Saturday, April 24, 2010

THE SECRET CODE

(The timestamp is wrong, this was published at exactly 1:08 on a Saturday morning in Texas, torrents of rain pouring down)

Been listening to so much wonderful of late, only just now discovering Tom Waits: Year One and onward, which, such a revelation those torch songs, brilliant instrumentation, of course MULE VARIATIONS came from tradition somewhere way back, it was just subjected to a steady quarter century of mutation by whiskey, then also been hitting those Berlin albums Bowie did with Eno (even the one that’s not, yah), but just finally right now sat down with my man Rufus Wainwright’s sixth studio album in the correct manner, meaning solo bottle of wine candlelight headphones, let the sentiment wash over, and am crushed at what has happened. More coherent reporting from the front lines later, though that’s a lie probably not, but just wanting to get on the record, way to do this is what I said before: candles, wine, headphones. Maybe some kind of aching yearn, too, but certainly not a BYO situation there, that business will take care of itself before too long.
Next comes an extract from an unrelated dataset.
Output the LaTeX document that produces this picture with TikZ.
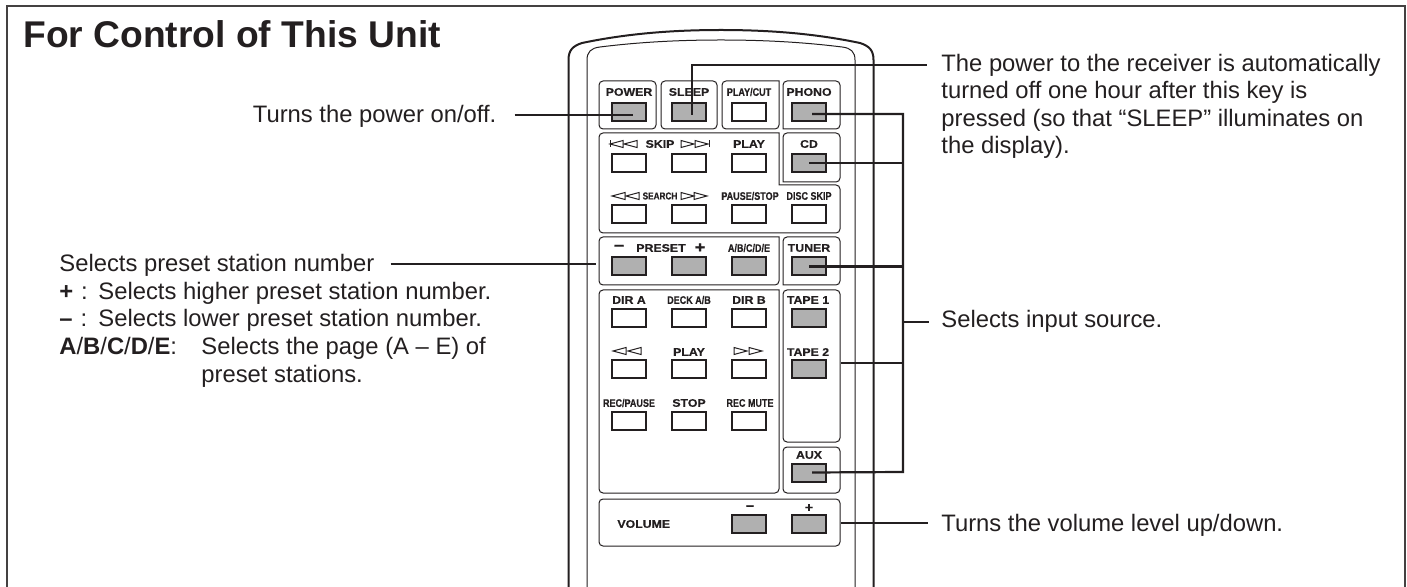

All right, and that was supposed to be the flippant way to cut this short, but also apparently needing it on the record that, due to my man’s brilliance and let’s call it nakedness as a songwriter, lo these many years, multiplied by appreciation/adoration of his entire family (though mainly here factoring in Martha, because, come on, those are two serious albums)(particularly if one wades in by way of Rufus, expectations unavoidably influenced/bar set pretty high by same), but all right let’s all take a deep breath and just hear me say: these folks’ songs have let us into their lives, but let's be honest, it’s not like I have in any way even a 15% accurate vision of what Nuclear Family Life was like for Loudon, Kate, Rufus, Martha, etc, but I’m STILL AWARE of all these individuals, the small slices of themselves that they’ve cut open and bled out for us, and so can’t help but having constructed a working model of family life for them, with the extra wonderful weirdness factor that it all took place north of the border, which mainly Southpark has ruined for me, though I want to emphasize in the best possible way.

Simply: we get Loudon’s “Rufus Is A Tit Man,” so great in hindsight, obv, then jump to Rufus’s first album with Brion in ’98, such a precocious little 24 year old fellow, then that so archetypal “Dinner at Eight” story, such classic Greek shit between father and son, but then we step back, listen to the beautiful music put out by the entire family, it’s like the best kind of serial, call it a sitcom if you want, but I’d rather not, point is, that DFW exclusion principle, the spaces in between that we fill in for ourselves, we get these characters living in our heads but forego the laugh track or shitty writers or anything else, the only record that we have, the only means by which we might project and really reverse-engineer images of their lives is their one primal release, and yes I know, I kennit, circling and circling round the point with circumference seemingly remaining fixed, all I really wanted to say is I saw Rufus play half of this in November and the songs bowled me over, but I had no idea his mom was dying, and that development, scored by this, the soundtrack inspired by the tragedy WHILE IT WAS UNFOLDING, man and my God, devastate is the only verb that will do. Martha, the child, and dear, sweet Kate. The damn liner notes for RELEASE THE STARS. I’m so sorry that the pieces fell where they did, so so sorry, but am certainly richer for the Wainwrights having let me, all of us, into these slivers of their lives.

Richer and so grateful.



All of which to say, if it isn't already apparent, was just a mass of meltdown on the couch for tracks 3 and 12, splashing all around. That perfect, just almost perfectly crystallized though still somehow undefined ache.